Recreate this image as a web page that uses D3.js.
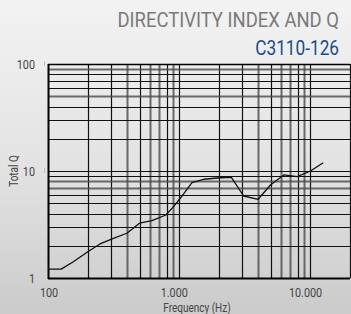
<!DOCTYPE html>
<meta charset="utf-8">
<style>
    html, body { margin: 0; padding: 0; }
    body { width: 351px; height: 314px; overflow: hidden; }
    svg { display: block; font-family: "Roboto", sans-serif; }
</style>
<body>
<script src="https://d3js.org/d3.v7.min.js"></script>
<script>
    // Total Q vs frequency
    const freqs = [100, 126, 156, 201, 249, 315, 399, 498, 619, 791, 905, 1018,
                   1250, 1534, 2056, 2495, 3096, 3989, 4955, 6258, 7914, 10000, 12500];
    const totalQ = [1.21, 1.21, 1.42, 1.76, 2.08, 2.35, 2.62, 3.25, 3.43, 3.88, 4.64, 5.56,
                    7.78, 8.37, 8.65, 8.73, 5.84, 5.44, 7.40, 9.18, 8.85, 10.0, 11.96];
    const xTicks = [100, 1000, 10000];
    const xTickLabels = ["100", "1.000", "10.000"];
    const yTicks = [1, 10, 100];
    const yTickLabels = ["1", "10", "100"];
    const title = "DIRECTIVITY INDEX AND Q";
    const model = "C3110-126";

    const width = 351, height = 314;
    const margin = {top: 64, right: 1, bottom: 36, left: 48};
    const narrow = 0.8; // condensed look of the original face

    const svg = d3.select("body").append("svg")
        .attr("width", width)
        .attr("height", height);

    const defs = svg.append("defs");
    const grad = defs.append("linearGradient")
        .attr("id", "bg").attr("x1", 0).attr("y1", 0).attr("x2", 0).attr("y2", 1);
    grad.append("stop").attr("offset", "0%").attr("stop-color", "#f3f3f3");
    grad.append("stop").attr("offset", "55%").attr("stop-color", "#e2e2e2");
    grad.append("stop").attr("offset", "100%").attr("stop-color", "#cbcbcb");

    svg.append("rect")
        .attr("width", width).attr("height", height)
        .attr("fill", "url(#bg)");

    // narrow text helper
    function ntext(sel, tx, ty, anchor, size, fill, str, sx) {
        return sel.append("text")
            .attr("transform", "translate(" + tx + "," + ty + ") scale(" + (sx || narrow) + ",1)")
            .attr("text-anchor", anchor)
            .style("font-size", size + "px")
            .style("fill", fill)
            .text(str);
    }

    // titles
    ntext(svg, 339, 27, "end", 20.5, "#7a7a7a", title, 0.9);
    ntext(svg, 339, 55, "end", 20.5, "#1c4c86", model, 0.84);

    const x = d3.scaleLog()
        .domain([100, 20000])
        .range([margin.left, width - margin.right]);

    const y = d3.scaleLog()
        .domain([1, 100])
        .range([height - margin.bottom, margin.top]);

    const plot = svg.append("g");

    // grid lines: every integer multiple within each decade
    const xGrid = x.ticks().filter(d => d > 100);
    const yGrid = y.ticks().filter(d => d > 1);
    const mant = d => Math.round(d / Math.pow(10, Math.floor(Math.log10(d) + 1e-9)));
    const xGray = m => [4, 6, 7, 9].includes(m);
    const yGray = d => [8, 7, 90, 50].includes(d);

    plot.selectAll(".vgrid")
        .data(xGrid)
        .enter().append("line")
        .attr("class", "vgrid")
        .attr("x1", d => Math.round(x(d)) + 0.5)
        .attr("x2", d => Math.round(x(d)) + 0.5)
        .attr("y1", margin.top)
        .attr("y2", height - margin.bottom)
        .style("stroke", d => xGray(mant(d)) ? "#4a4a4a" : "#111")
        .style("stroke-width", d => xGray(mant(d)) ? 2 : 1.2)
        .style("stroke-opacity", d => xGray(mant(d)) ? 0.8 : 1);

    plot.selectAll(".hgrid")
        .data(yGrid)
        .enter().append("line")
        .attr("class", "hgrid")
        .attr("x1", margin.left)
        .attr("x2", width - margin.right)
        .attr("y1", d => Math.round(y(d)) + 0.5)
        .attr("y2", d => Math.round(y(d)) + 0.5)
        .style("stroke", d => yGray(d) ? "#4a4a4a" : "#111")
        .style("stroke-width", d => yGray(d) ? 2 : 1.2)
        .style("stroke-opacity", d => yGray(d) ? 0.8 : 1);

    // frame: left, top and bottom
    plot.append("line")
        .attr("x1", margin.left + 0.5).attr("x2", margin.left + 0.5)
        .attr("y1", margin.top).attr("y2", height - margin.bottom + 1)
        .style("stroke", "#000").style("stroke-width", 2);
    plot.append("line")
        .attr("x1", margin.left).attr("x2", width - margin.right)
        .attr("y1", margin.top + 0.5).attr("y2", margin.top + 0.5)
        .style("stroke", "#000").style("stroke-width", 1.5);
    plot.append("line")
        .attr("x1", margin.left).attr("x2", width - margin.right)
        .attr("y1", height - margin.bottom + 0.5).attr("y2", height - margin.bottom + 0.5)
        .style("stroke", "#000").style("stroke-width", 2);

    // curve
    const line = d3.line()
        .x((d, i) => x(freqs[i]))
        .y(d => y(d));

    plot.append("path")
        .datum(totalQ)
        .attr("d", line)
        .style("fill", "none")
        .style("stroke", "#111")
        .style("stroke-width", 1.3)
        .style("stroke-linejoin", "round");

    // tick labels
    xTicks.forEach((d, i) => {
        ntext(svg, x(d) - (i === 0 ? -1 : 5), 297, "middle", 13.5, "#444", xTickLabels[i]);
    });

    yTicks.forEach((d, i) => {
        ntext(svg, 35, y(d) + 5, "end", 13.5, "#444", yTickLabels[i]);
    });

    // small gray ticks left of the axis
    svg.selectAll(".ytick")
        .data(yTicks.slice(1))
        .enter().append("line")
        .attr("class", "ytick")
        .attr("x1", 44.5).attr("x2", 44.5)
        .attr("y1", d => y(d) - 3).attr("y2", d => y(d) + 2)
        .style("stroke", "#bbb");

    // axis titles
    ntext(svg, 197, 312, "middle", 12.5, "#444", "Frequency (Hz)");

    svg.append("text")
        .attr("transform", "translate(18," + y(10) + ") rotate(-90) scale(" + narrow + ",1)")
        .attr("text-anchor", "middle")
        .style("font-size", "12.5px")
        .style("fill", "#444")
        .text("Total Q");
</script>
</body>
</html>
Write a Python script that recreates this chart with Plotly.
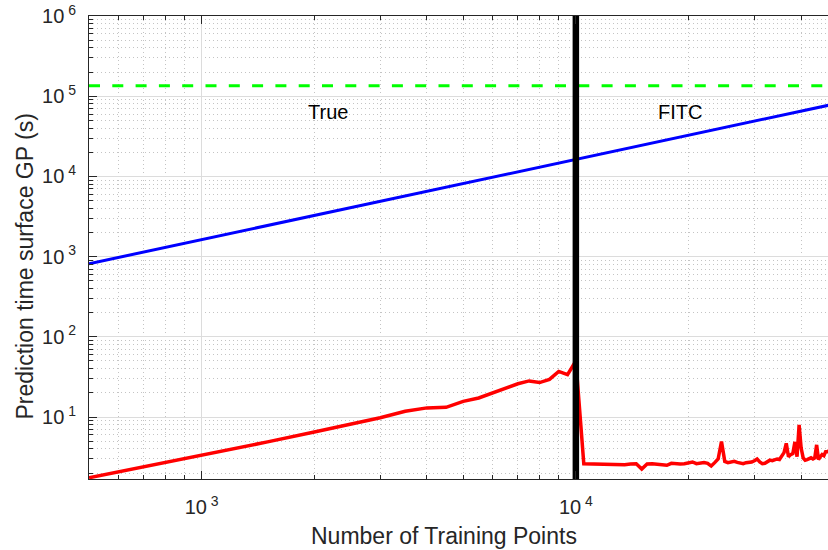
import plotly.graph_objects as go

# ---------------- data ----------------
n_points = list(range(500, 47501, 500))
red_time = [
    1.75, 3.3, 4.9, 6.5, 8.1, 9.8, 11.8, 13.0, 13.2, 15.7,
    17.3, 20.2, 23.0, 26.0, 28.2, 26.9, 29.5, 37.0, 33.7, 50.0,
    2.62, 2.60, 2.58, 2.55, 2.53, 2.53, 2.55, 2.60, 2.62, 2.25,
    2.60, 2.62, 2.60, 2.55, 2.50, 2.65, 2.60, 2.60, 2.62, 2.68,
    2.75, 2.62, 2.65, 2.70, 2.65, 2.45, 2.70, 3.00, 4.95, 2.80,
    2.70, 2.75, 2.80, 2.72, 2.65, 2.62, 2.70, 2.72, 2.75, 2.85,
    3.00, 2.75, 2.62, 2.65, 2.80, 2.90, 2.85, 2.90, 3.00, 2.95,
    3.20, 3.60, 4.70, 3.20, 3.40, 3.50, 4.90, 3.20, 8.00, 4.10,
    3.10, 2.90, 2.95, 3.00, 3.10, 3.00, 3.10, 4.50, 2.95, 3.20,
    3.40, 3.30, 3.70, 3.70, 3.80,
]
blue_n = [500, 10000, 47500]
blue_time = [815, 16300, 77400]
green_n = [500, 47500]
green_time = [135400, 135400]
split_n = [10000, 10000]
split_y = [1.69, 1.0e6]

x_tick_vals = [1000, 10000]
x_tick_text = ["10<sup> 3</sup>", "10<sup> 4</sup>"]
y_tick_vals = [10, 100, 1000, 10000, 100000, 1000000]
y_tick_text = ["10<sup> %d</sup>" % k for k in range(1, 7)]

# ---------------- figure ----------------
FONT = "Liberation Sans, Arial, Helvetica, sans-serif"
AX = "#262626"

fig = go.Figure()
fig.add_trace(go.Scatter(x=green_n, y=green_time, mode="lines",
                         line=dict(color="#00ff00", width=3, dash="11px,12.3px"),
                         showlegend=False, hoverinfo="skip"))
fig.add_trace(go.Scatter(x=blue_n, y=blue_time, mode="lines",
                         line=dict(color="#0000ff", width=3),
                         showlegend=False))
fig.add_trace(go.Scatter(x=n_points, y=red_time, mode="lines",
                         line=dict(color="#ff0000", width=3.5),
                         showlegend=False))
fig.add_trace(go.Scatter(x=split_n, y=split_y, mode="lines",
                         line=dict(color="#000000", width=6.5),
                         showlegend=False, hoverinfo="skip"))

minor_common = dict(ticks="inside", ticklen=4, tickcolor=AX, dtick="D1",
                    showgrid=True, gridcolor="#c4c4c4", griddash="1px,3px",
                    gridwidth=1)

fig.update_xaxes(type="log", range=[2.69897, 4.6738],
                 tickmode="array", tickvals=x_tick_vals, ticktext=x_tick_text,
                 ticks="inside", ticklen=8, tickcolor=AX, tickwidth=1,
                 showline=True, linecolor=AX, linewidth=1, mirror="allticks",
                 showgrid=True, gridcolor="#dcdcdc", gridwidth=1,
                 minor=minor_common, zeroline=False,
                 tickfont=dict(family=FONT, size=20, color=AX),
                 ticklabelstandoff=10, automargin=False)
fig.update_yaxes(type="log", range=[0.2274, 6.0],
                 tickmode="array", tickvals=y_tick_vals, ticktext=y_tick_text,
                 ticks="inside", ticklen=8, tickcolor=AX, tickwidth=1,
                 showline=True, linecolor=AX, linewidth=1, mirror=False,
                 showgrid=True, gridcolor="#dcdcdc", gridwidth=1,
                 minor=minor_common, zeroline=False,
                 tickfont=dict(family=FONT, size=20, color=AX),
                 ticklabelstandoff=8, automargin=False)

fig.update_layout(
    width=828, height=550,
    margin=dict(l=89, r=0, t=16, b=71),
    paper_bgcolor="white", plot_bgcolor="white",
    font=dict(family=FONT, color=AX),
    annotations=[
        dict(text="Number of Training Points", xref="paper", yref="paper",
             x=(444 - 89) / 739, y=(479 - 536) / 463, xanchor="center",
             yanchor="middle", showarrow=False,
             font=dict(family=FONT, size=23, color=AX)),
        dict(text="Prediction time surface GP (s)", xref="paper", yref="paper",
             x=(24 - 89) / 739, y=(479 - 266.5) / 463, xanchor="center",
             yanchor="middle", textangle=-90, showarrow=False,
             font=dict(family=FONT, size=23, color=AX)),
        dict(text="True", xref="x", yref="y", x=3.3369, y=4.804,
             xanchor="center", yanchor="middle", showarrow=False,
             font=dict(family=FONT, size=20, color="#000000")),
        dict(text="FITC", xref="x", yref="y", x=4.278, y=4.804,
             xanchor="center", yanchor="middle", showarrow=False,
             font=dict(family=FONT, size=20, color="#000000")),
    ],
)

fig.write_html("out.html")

What you are asked to do: Quote the data above exactly from the line with "Write a Python" to the line with "split_y = [1.69, 1.0e6]", both ends counted, and nothing else. Pictures don't go in.

Finished answer:
Write a Python script that recreates this chart with Plotly.
import plotly.graph_objects as go

# ---------------- data ----------------
n_points = list(range(500, 47501, 500))
red_time = [
    1.75, 3.3, 4.9, 6.5, 8.1, 9.8, 11.8, 13.0, 13.2, 15.7,
    17.3, 20.2, 23.0, 26.0, 28.2, 26.9, 29.5, 37.0, 33.7, 50.0,
    2.62, 2.60, 2.58, 2.55, 2.53, 2.53, 2.55, 2.60, 2.62, 2.25,
    2.60, 2.62, 2.60, 2.55, 2.50, 2.65, 2.60, 2.60, 2.62, 2.68,
    2.75, 2.62, 2.65, 2.70, 2.65, 2.45, 2.70, 3.00, 4.95, 2.80,
    2.70, 2.75, 2.80, 2.72, 2.65, 2.62, 2.70, 2.72, 2.75, 2.85,
    3.00, 2.75, 2.62, 2.65, 2.80, 2.90, 2.85, 2.90, 3.00, 2.95,
    3.20, 3.60, 4.70, 3.20, 3.40, 3.50, 4.90, 3.20, 8.00, 4.10,
    3.10, 2.90, 2.95, 3.00, 3.10, 3.00, 3.10, 4.50, 2.95, 3.20,
    3.40, 3.30, 3.70, 3.70, 3.80,
]
blue_n = [500, 10000, 47500]
blue_time = [815, 16300, 77400]
green_n = [500, 47500]
green_time = [135400, 135400]
split_n = [10000, 10000]
split_y = [1.69, 1.0e6]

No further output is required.